Let me be clear, I have no background in natural sciences. Yet, I realize that without science the very nature of how we understand our world, universe, and our place in it all, would be quite different. Our understanding of all things stems from scientific discovery. Science changes when new information arises.
Science is a very thorough understanding of certain categories of existence (as we know it), through facts discerned by testable claims. Religion is essentially stories fabricated and cobbled together to give explanation without need of a claim to be testable. One requires a process for which to “prove” something, while the other claims proof without any real way of showing it.
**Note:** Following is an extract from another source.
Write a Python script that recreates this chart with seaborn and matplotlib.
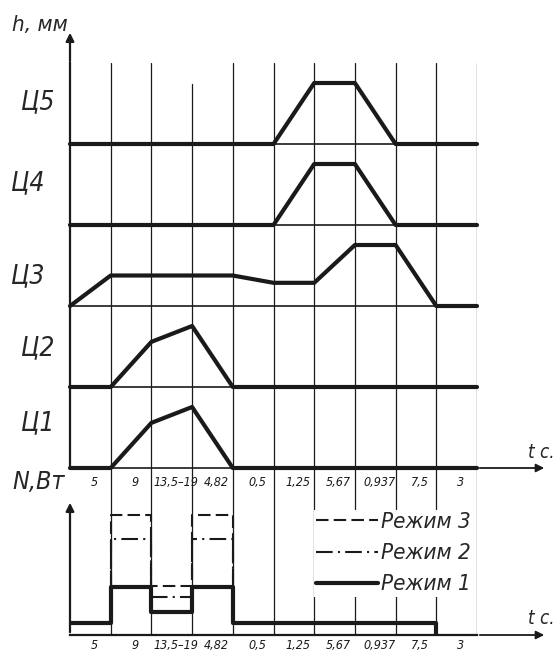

Science expands, changes. From Copernicus to Galileo, Newton to Einstein. Theories of science have changed many times, and scientists have to adjust to these realities when necessary.
Is Science dogmatic? Well, that’s a tricky question. I would reframe the question as, “Are scientists dogmatic?” It depends. Any credible scientist has to be very careful on what they put forth, in any field. There is a rigorous peer-reviewed process that many scientific fields have to undergo in order to be considered valid in the field.
It is true that certain individual scientists can be very dogmatic in their field of study, and it would not be fair to say that no scientist can be arrogant or cocky when it comes to their job. Yet, more often or not, scientists tread their words carefully, and make sure their work withstands scrutiny before speaking too surely of themselves.
Science depends on any given claim to be testable. If you can test it, you can then break down certain models to reach a conclusion. Process of elimination, basically. The reason why I put “prove” in quotations when discussing science, is because scientific fields do not necessarily want to prove anything (directly). Usually the means of reaching conclusions comes by disproving certain models, under various methods, and performing similar tests to see if these tests reach similar results.
What is religion? At its core, mythology. Religion cannot be compared to science, as both operate on different playing fields. Religions are based in stories told for untold generations, often used to both explain the natural world, and inspire a code, or doctrine of how to live. It’s principles are based on faith, belief.
Religion needs no facts to justify its stories, because the stories are the granted origin of all facts. There is no need to research, test, or verify anything with religion. Everything is pre-set in this situation, and unlike science, religion takes pride in dogmatism.
Codes of religion were perhaps necessary ages ago, for order and explanation. But science has filled these gaps, and will continue to fill the gaps we don’t know.
There is nothing wrong with studying religion, as religion. But saying that religion is equivalent to science is a bridge too far. Way too far. It is perfectly fine to have a faith, but realize that having this faith does not mean you have evidence for this faith. At no point in our history has a scientific problem been solved by a religious answer. I can’t say the same for the reverse.